7. Extrinsic Thermoelectric Effects in Topological and Magnetic Materials
In topological insulators, Dirac/Weyl semimetals, and magnetic Heusler alloys, extrinsic disorder-driven effects fundamentally alter thermoelectric and thermal Hall phenomena:
- Anomalous Nernst and thermal Hall responses: In ferromagnetic Heusler alloys such as FeCoAl and FeNiAl, extrinsic skew-scattering and side-jump mechanisms are responsible for major fractions (60–80%) of the total anomalous Nernst and thermal Hall conductivities, especially in the high-conductivity, highly-dispersive band regime. Doping and disorder concentration can be tuned to switch between intrinsic-dominated and extrinsic-dominated regimes (Yang et al., 2023).
- Scaling and experimental detection: In both Dirac and Weyl materials, extrinsic side-jump and (third- and fourth-order) skew-scattering effects scale as powers of the impurity strength and scattering time, and can exceed intrinsic Berry curvature contributions, especially away from the band edge. Temperature and Fermi level dependencies distinguish extrinsic and intrinsic origins and guide both measurement strategy and materials selection (Zhou et al., 2021, Papaj et al., 2020).
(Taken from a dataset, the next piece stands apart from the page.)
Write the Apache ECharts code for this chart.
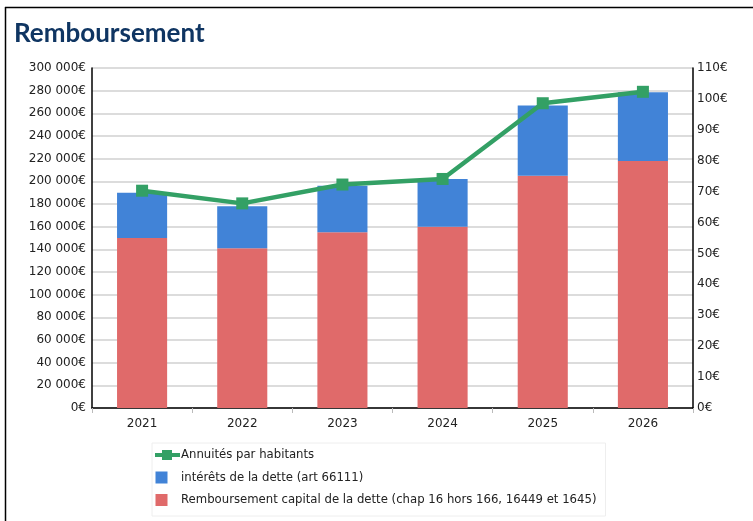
<!DOCTYPE html>
<html><head><meta charset="utf-8">
<script src="https://cdn.jsdelivr.net/npm/echarts@6/dist/echarts.min.js"></script>
<style>html,body{margin:0;padding:0;background:#fff}#c{width:753px;height:521px}</style>
</head><body><div id="c"></div>
<script>
const categories = ['2021','2022','2023','2024','2025','2026'];
const capital = [150000, 141000, 155000, 160000, 205000, 218000];
const interets = [40000, 37000, 41000, 42000, 62000, 60500];
const annuites = [70.3, 66.2, 72.3, 74.1, 98.6, 102.3];
const nameLine = 'Annuités par habitants';
const nameInt = 'intérêts de la dette (art 66111)';
const nameCap = 'Remboursement capital de la dette (chap 16 hors 166, 16449 et 1645)';

const font = 'DejaVu Sans';
const chart = echarts.init(document.getElementById('c'), null, {renderer:'canvas'});
function fmtEuro(v){
  if (v === 0) return '0€';
  const s = String(v);
  return s.replace(/\B(?=(\d{3})+(?!\d))/g, ' ') + '€';
}
const sqIcon = 'path://M1,0L13,0L13,12L1,12Z M25,6L25,6.01L24.99,6.01Z';
const lineIcon = 'path://M0,4L7,4L7,1L17,1L17,4L25,4L25,8L17,8L17,11L7,11L7,8L0,8Z';
chart.setOption({
  animation:false,
  backgroundColor:'#fff',
  textStyle:{fontFamily:font},
  title:{text:'Remboursement', left:9, top:16,
    textStyle:{fontFamily:'Lato', fontWeight:'bold', fontSize:26, color:'#0f3562'}},
  graphic:[
    {type:'line', shape:{x1:5,y1:7.5,x2:753,y2:7.5}, style:{stroke:'#000',lineWidth:1.5}},
    {type:'line', shape:{x1:5.5,y1:7,x2:5.5,y2:521}, style:{stroke:'#000',lineWidth:1.5}}
  ],
  grid:{left:92, right:60, top:68, bottom:113, containLabel:false},
  legend:{
    orient:'vertical', left:152, top:443,
    padding:[6,9,10,3],
    backgroundColor:'#fff', borderColor:'#eeeeee', borderWidth:1,
    itemGap:10.5, itemWidth:25, itemHeight:12,
    textStyle:{fontFamily:font, fontSize:11.7, color:'#222', padding:[0,0,0,-4]},
    data:[
      {name:nameLine, icon:lineIcon, itemStyle:{color:'#33a065'}},
      {name:nameInt, icon:sqIcon},
      {name:nameCap, icon:sqIcon}
    ]
  },
  xAxis:{type:'category', data:categories,
    axisLine:{lineStyle:{color:'#000', width:1.5}},
    axisTick:{show:true, alignWithLabel:false, length:5, lineStyle:{color:'#bbb'}},
    axisLabel:{fontFamily:font, fontSize:12, color:'#222', margin:10}},
  yAxis:[
    {type:'value', min:0, max:300000, interval:20000, position:'left',
     axisLine:{show:true, lineStyle:{color:'#000', width:1.5}},
     axisTick:{show:false},
     splitLine:{lineStyle:{color:'#d0d0d0', width:1.5}},
     axisLabel:{fontFamily:font, fontSize:12, color:'#222', margin:6, formatter:fmtEuro}},
    {type:'value', min:0, max:110, interval:10, position:'right',
     axisLine:{show:true, lineStyle:{color:'#000', width:1.5}},
     axisTick:{show:false},
     splitLine:{show:false},
     axisLabel:{fontFamily:font, fontSize:12, color:'#222', margin:4, formatter:v=>v+'€'}}
  ],
  series:[
    {name:nameCap, type:'bar', stack:'a', data:capital, barWidth:'50%',
     itemStyle:{color:'#e06a6a'}},
    {name:nameInt, type:'bar', stack:'a', data:interets, barWidth:'50%',
     itemStyle:{color:'#4183d7'}},
    {name:nameLine, type:'line', yAxisIndex:1, data:annuites,
     lineStyle:{color:'#33a065', width:4.5}, itemStyle:{color:'#33a065'},
     symbol:'rect', symbolSize:12, z:5}
  ]
});
</script></body></html>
In all settings, extrinsic contributions to thermoelectric responses are not perturbative corrections, but frequently rival or overwhelm intrinsic effects. Their identification, control, and exploitation are indispensable for both understanding fundamental transport mechanisms and optimizing material and device performance across the scales from molecular junctions and quantum dots to bulk thermoelectric modules.